Em 1904, B.A. Dolyachenko e um grupo de professores fundaram a primeira revista vegetariana da Rússia. Intitulada “Вегетарианский вестник”, que significa “O Mensageiro Vegetariano”. Em 1909, foi a vez de Isosif Perper fundar e publicar o “Вегетарианскоеобозрение”, ou “O Jornal Vegetariano”, em Kiev. A publicação circulou até 1915.
Em 1909, a Sociedade Vegetariana de Moscou abriu suas portas. Em abril de 1913, foi realizada a Primeira Conferência Nacional Russa de Vegetarianos em Moscou, reunindo mais de 200 participantes. Uma das questões discutidas durante o evento foi a criação de sociedades vegetarianas por toda a Rússia.

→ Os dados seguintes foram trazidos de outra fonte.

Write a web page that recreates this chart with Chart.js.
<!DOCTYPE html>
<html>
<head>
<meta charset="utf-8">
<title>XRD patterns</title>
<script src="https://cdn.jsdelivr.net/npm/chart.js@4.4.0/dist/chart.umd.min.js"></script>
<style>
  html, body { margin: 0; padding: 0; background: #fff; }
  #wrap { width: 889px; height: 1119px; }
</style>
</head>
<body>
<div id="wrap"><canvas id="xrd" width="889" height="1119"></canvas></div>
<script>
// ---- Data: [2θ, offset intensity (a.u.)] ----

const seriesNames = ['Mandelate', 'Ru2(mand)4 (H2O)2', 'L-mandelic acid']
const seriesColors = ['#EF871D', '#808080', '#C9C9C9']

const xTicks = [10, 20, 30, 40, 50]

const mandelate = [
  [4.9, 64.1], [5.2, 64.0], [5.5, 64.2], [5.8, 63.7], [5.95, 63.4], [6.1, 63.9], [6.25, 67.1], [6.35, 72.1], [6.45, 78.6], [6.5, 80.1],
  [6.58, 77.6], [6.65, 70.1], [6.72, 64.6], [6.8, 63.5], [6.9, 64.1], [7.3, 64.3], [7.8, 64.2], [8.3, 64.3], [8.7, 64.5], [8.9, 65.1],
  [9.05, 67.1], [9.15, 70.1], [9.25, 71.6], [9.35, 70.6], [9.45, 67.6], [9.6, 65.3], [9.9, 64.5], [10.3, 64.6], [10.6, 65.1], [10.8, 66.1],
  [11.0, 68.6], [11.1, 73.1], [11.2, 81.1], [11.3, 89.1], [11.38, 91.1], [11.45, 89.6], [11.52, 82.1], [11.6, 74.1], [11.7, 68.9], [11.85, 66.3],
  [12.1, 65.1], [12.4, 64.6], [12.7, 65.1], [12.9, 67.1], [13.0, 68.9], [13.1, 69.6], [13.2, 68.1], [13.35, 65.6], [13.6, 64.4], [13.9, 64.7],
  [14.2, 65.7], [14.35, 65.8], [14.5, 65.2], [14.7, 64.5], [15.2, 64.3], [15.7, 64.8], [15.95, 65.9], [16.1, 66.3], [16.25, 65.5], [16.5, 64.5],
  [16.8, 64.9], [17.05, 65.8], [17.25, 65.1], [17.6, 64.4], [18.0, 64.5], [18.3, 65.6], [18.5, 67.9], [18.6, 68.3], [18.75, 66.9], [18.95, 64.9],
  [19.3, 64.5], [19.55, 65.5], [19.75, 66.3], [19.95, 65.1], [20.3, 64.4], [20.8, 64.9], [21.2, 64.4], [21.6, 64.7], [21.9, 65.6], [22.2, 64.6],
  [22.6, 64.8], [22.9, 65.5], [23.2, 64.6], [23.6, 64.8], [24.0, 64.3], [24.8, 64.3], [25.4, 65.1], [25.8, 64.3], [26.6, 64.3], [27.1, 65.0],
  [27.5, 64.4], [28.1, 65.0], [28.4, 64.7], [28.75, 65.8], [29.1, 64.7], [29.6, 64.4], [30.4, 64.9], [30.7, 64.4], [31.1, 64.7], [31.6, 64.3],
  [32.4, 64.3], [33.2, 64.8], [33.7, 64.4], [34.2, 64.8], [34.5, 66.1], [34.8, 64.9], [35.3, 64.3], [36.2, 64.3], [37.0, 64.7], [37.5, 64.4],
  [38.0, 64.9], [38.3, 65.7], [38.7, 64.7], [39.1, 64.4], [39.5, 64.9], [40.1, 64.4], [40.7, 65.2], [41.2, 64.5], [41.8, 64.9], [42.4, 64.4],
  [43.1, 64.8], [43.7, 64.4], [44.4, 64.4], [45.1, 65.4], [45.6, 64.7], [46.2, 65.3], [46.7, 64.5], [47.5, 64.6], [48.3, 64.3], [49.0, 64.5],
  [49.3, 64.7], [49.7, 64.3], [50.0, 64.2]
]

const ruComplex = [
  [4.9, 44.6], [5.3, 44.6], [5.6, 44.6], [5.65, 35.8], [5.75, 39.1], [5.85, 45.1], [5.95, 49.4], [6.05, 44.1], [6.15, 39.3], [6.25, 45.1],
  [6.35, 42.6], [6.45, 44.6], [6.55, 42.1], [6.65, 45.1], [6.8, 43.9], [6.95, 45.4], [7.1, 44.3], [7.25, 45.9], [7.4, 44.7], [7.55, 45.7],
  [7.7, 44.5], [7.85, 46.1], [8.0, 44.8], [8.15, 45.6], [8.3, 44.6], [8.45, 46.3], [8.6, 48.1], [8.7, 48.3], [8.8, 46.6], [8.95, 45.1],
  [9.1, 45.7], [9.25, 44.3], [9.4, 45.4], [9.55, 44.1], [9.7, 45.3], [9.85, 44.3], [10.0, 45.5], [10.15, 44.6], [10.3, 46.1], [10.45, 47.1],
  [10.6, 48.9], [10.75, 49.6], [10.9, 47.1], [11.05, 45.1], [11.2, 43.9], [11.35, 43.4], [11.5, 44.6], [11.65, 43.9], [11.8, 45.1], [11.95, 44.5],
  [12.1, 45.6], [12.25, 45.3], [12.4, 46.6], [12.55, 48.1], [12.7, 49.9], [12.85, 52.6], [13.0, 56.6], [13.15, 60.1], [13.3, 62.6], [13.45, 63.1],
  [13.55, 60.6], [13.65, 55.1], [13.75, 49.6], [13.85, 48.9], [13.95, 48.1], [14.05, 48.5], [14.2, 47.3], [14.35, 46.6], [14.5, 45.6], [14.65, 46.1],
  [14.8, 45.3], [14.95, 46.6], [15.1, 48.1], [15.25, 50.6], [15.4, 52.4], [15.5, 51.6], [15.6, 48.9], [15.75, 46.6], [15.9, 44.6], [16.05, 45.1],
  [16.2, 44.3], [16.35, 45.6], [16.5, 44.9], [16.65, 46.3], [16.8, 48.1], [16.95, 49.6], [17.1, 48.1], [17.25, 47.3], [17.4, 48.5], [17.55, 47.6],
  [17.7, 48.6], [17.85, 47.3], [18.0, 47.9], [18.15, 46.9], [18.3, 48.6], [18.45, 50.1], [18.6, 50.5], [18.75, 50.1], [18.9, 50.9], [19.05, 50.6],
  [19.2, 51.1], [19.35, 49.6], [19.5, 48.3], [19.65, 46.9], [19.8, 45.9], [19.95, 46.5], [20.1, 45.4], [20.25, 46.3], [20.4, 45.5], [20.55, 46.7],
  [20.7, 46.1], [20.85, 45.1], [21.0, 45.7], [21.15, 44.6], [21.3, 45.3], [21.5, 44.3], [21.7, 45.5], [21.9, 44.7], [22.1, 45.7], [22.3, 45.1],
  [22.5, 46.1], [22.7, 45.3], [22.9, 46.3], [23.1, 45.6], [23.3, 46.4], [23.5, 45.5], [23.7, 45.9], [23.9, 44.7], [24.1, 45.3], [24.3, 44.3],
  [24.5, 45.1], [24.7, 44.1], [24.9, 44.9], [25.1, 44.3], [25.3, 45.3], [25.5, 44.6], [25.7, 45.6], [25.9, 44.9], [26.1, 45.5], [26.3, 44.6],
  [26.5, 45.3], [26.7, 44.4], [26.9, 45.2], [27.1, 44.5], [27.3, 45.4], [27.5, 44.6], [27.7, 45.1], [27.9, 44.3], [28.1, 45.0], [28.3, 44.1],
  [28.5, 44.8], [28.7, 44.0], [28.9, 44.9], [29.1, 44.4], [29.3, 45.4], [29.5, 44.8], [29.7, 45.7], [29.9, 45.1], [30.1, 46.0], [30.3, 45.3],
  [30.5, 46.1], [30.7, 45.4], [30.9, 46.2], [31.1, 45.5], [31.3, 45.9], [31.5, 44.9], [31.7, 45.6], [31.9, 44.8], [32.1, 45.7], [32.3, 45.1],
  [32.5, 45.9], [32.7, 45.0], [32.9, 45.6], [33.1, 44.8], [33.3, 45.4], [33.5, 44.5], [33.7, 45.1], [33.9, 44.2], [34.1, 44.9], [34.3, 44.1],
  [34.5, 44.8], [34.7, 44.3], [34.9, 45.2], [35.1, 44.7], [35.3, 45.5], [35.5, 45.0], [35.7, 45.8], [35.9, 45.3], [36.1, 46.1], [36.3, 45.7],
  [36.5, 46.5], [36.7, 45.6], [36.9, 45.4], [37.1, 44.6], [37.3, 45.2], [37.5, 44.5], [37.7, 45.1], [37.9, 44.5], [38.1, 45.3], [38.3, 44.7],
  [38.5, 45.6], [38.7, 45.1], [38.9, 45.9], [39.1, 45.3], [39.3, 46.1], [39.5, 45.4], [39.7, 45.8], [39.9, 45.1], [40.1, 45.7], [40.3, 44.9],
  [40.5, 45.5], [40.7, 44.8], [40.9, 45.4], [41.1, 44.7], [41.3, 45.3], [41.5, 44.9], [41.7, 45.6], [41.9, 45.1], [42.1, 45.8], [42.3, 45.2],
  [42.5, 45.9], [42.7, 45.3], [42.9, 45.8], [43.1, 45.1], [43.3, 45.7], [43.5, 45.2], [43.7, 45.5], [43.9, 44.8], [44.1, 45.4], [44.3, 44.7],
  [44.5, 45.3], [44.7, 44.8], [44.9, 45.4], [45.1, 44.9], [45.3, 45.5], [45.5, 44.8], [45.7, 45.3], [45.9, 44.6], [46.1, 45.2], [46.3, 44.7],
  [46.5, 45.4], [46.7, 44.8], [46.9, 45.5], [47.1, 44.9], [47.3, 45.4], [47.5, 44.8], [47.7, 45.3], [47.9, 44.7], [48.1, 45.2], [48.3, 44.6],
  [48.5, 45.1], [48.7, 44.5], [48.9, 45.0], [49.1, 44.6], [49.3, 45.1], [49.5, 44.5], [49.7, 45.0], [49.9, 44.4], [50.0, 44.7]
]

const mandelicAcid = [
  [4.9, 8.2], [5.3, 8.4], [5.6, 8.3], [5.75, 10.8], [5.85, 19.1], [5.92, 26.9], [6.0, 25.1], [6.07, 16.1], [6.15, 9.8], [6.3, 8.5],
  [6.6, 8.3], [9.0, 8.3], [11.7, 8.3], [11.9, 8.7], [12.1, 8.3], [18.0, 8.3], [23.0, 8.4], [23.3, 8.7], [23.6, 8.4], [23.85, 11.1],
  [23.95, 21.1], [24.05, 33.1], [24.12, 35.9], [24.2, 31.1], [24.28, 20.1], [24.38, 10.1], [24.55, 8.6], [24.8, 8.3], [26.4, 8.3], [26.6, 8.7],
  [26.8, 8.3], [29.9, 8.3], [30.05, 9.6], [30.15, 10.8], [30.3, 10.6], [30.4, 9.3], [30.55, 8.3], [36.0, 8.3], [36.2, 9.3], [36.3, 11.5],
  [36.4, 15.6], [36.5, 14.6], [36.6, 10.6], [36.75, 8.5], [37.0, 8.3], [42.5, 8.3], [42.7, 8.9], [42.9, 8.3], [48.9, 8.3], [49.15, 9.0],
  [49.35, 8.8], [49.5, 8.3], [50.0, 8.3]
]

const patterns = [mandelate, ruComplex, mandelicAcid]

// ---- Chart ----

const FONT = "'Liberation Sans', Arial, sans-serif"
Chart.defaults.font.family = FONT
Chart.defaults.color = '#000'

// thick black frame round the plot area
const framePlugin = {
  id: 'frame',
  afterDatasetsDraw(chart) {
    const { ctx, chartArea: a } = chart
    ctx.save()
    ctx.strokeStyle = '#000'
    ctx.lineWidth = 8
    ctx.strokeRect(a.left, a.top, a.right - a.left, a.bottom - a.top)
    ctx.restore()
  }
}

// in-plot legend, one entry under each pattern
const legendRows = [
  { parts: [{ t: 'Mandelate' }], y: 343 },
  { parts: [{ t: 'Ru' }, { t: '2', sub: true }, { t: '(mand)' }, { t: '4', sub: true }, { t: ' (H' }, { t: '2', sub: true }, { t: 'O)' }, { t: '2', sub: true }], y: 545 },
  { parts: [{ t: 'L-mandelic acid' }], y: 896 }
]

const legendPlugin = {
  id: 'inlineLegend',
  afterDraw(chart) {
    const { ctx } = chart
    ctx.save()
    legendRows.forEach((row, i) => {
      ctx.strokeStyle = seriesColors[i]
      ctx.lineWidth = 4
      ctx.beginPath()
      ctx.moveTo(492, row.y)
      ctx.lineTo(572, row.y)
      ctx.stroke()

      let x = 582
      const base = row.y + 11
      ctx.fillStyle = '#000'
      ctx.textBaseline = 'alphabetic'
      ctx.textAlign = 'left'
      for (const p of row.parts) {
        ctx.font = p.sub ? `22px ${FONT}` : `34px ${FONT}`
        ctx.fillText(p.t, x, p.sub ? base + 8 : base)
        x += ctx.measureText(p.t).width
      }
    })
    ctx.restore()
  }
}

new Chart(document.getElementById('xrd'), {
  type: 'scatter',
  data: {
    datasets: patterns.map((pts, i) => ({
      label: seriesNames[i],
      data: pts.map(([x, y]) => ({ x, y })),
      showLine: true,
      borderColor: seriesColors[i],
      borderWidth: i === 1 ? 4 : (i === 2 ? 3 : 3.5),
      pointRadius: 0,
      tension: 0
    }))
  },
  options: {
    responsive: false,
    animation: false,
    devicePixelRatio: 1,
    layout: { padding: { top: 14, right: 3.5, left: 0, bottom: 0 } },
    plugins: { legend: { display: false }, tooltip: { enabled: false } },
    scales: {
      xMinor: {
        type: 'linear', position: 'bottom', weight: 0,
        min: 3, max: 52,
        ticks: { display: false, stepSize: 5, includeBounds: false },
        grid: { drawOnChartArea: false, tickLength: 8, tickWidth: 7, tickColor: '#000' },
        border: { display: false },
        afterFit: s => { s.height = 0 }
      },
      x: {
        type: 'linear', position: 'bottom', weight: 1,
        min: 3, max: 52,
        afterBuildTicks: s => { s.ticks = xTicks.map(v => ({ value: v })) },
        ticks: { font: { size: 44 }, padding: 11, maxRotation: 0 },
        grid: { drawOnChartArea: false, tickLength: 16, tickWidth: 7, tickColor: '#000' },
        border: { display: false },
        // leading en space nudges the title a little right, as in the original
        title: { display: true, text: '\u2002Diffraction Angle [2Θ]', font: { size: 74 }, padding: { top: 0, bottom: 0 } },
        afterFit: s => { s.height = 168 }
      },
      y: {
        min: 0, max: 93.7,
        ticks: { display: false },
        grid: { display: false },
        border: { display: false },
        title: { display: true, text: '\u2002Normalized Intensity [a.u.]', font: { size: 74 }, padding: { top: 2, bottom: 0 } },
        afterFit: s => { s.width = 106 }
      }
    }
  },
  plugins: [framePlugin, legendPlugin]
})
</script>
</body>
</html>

Rapidamente surgiram sociedades vegetarianas em Varsóvia, Kiev, Chișinău, Vilno, Minsk, Saratov, Poltava, Odessa, Rostov-on-Don, Carcóvia, Zhitomir, Dnepropetrovsk, Krasnodar, Tumen e muitas outras. Ao final de 1914, o número de membros já chegava a duas mil pessoas, o que favoreceu o surgimento de 73 restaurantes vegetarianos em 37 cidades da Rússia. As refeições vegetarianas nos cafés eram baratas e bem diversificadas: salsichas feitas com ervilhas, hambúrgueres de repolho, panquecas vegetarianas (blini) e muito mais. E tudo era aceito com entusiasmo – como uma ideia original.

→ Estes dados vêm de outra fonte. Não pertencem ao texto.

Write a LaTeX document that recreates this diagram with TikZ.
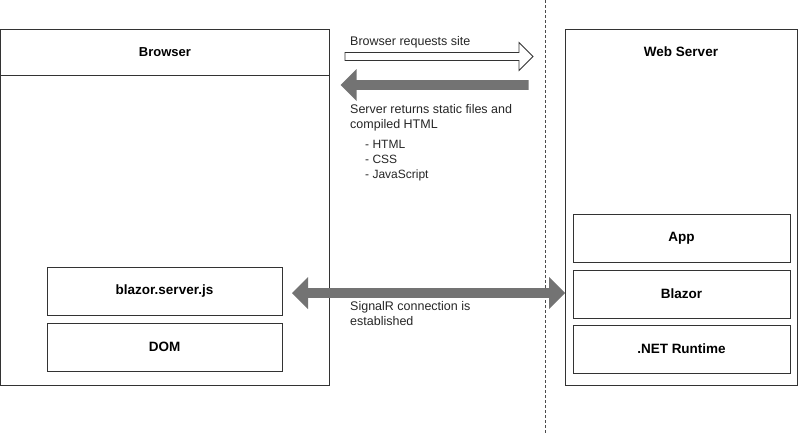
\documentclass[tikz,border=0pt]{standalone}
\usepackage{fontspec}
\setmainfont{Liberation Sans}
\usetikzlibrary{shapes.arrows}
\tikzset{
  box/.style={draw=black!80, fill=white, line width=0.8pt, minimum width=235pt, minimum height=48pt, font=\fontsize{13.5}{16}\selectfont\bfseries},
  note/.style={anchor=north west, align=left, inner sep=0pt, font=\fontsize{12.5}{15}\selectfont, text=black!85},
  garrow/.style={fill=black!55, draw=none, minimum width=32pt, single arrow head extend=0pt}
}
\begin{document}
\begin{tikzpicture}[x=1pt,y=-1pt]
        \useasboundingbox (0,0) rectangle (800,434);

        % dashed divider
        \draw[densely dashed, black!70, line width=0.6pt] (545,0) -- (545,434);

        % browser side
        \draw[black!80, line width=0.8pt] (0.5,29) rectangle (329,385);
        \draw[black!80, line width=0.8pt] (0.5,75) -- (329,75);
        \node[font=\fontsize{13}{15}\selectfont\bfseries] (browser) at (165,52) {Browser};
        \node[box] (js) at (164.5,291.5) {blazor.server.js};
        \node[box] (dom) at (164.5,347) {DOM};

        % server side
        \draw[black!80, line width=0.8pt] (565,29) rectangle (797,385);
        \node[font=\fontsize{13.5}{15}\selectfont\bfseries] (server) at (681,52) {Web Server};
        \node[box, minimum width=217pt] (app) at (681.5,238) {App};
        \node[box, minimum width=217pt] (blazor) at (681.5,294) {Blazor};
        \node[box, minimum width=217pt] (runtime) at (681.5,349) {.NET Runtime};

        % requests
        \node[single arrow, draw=black!80, fill=white, line width=0.8pt, minimum height=188pt, minimum width=28pt, single arrow head extend=9.5pt, inner sep=3.5pt] (req) at (437,56.5) {};
        \node[note] (reqtext) at (350,36) {Browser requests site};

        % response
        \node[single arrow, garrow, shape border rotate=180, minimum height=188pt, single arrow head extend=11pt, inner sep=4.5pt] (resp) at (437,85) {};
        \node[note] (resptext) at (350,104) {Server returns static files and\\compiled HTML};
        \node[note, font=\fontsize{12}{15}\selectfont] (files) at (365,140) {- HTML\\- CSS\\- JavaScript};

        % signalr
        \node[double arrow, garrow, minimum height=273pt, double arrow head extend=11pt, inner sep=4.5pt] (conn) at (428.5,293) {};
        \node[note] (conntext) at (350,301) {SignalR connection is\\established};
\end{tikzpicture}
\end{document}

Os grandes planos dos vegetarianos russos, que previam transformar a Rússia em referência em vegetarianismo, foram interrompidos com o advento da guerra. Naqueles anos difíceis, e com o clima bastante tenso, os defensores de uma nutrição sem morte logo se tornaram alvos de desprezo e ridicularização.

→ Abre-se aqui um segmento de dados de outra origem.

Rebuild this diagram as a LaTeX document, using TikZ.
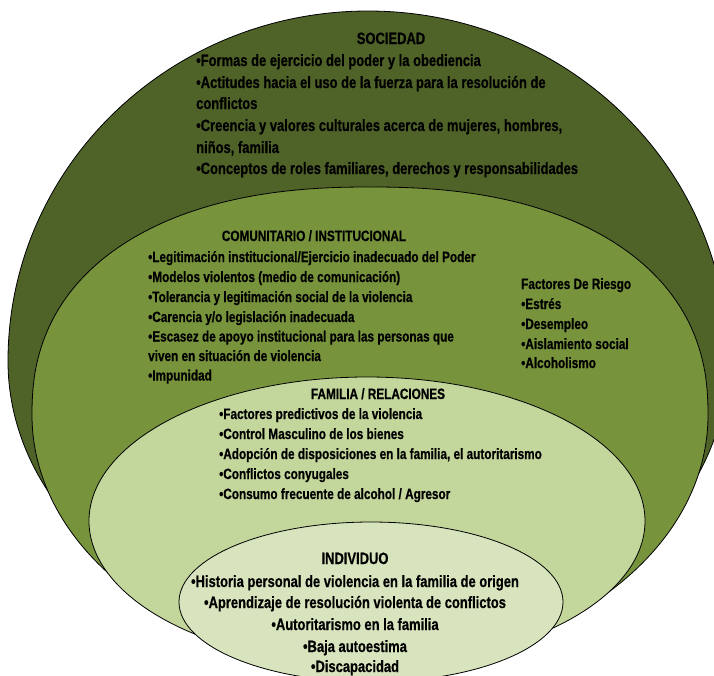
\documentclass[tikz,border=0pt]{standalone}
\usepackage{fontspec}
\setmainfont{Liberation Sans}[FakeStretch=0.79, BoldFeatures={FakeBold=0.6}]
\definecolor{socC}{HTML}{4F6228}
\definecolor{comC}{HTML}{77933C}
\definecolor{famC}{HTML}{C3D69B}
\definecolor{indC}{HTML}{D7E4BD}
\tikzset{
  ring/.style={draw=black, line width=0.8pt},
  bigtxt/.style={font=\bfseries\fontsize{16.4}{20}\selectfont, inner sep=0pt},
  smalltxt/.style={font=\bfseries\fontsize{14.9}{18}\selectfont, inner sep=0pt},
}
\begin{document}
\begin{tikzpicture}[x=1pt, y=-1pt]
\useasboundingbox (0,0) rectangle (714,675);
\clip (0,0) rectangle (714,675);

% SOCIEDAD ring
\path[ring, fill=socC] (728,361)
  arc[start angle=0, end angle=180, x radius=360pt, y radius=350pt]
  arc[start angle=180, end angle=360, x radius=360pt, y radius=284pt] -- cycle;

% COMUNITARIO ring
\path[ring, fill=comC]
  plot[domain=0.5:179.5, samples=180, variable=\t]
   ({370+338*cos(\t)*pow(abs(cos(\t)),-0.1304)}, {415-228*pow(sin(\t),0.8696)})
  -- (32,415)
  arc[start angle=180, end angle=360, x radius=338pt, y radius=250pt] -- cycle;

% FAMILIA ring
\path[ring, fill=famC] (367,521) ellipse [x radius=278pt, y radius=144pt];

% INDIVIDUO ring
\path[ring, fill=indC] (371,602) ellipse [x radius=192pt, y radius=80pt];

% SOCIEDAD text
\node[bigtxt, anchor=base] (socT) at (391,44) {SOCIEDAD};
\foreach \yy/\txt [count=\i] in {
  66/{•Formas de ejercicio del poder y la obediencia},
  88/{•Actitudes hacia el uso de la fuerza para la resolución de},
  109/{conflictos},
  131/{•Creencia y valores culturales acerca de mujeres, hombres,},
  153/{niños, familia},
  174/{•Conceptos de roles familiares, derechos y responsabilidades}}
  \node[bigtxt, anchor=base west] (soc\i) at (196,\yy) {\txt};

% COMUNITARIO text
\node[smalltxt, anchor=base] (comT) at (314,241) {COMUNITARIO / INSTITUCIONAL};
\foreach \yy/\txt [count=\i] in {
  262/{•Legitimación institucional/Ejercicio inadecuado del Poder},
  282/{•Modelos violentos (medio de comunicación)},
  302/{•Tolerancia y legitimación social de la violencia},
  322/{•Carencia y/o legislación inadecuada},
  341.5/{•Escasez de apoyo institucional para las personas que},
  361/{viven en situación de violencia},
  380.5/{•Impunidad}}
  \node[smalltxt, anchor=base west] (com\i) at (148,\yy) {\txt};

% Factores de riesgo
\foreach \yy/\txt [count=\i] in {
  289/{Factores De Riesgo},
  309/{•Estrés},
  329/{•Desempleo},
  349/{•Aislamiento social},
  368/{•Alcoholismo}}
  \node[smalltxt, anchor=base west] (fr\i) at (521,\yy) {\txt};

% FAMILIA text
\node[smalltxt, anchor=base] (famT) at (378,399) {FAMILIA / RELACIONES};
\foreach \yy/\txt [count=\i] in {
  419/{•Factores predictivos de la violencia},
  439/{•Control Masculino de los bienes},
  459/{•Adopción de disposiciones en la familia, el autoritarismo},
  479/{•Conflictos conyugales},
  499/{•Consumo frecuente de alcohol / Agresor}}
  \node[smalltxt, anchor=base west] (fam\i) at (219,\yy) {\txt};

% INDIVIDUO text
\foreach \yy/\txt [count=\i] in {
  564/{INDIVIDUO},
  587/{•Historia personal de violencia en la familia de origen},
  608/{•Aprendizaje de resolución violenta de conflictos},
  630/{•Autoritarismo en la familia},
  652/{•Baja autoestima},
  672/{•Discapacidad}}
  \node[bigtxt, anchor=base] (ind\i) at (355,\yy) {\txt};
\end{tikzpicture}
\end{document}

Isto porque a alimentação vegetariana começou a ser vista como imoral em um cenário em que pessoas morriam aos milhares e a escassez de alimentos era comum. No entanto, os ativistas sociais vegetarianos não desistiram. Eles se voluntariaram para trabalhar em hospitais do exército, fornecendo refeições gratuitas para os militares em seus restaurantes, e também criaram enfermarias especiais para atender os animais usados pelo exército.
Porém, o desenvolvimento do vegetarianismo na Rússia, que tinha tudo para se destacar internacionalmente, servindo de referência para países do mundo todo, encontrou sua mais forte resistência após a Revolução Russa e a implantação do regime soviético, conforme informações do Vegetarianskij. Nesse período, a divulgação do vegetarianismo foi proibida na Rússia. Inclusive ativistas foram presos e o termo vegetariano acabou banido dos dicionários. As sociedades vegetarianas também foram fechadas em todos os territórios da URSS. A última a fechar suas portas foi a Sociedade Vegetariana de Moscou, que resistiu até 1929.
Em 1961, A Grande Enciclopédia Soviética, uma publicação massivamente popular na época, registrou que: “As ideias do vegetarianismo foram fundadas em hipóteses erradas e não têm seguidores na União Soviética.” Somente em 1990, depois da perestroika [reestruturação política do país], o vegetarianismo voltou à luz pública e suas ideias ressurgiram, ganhando novamente força na Rússia.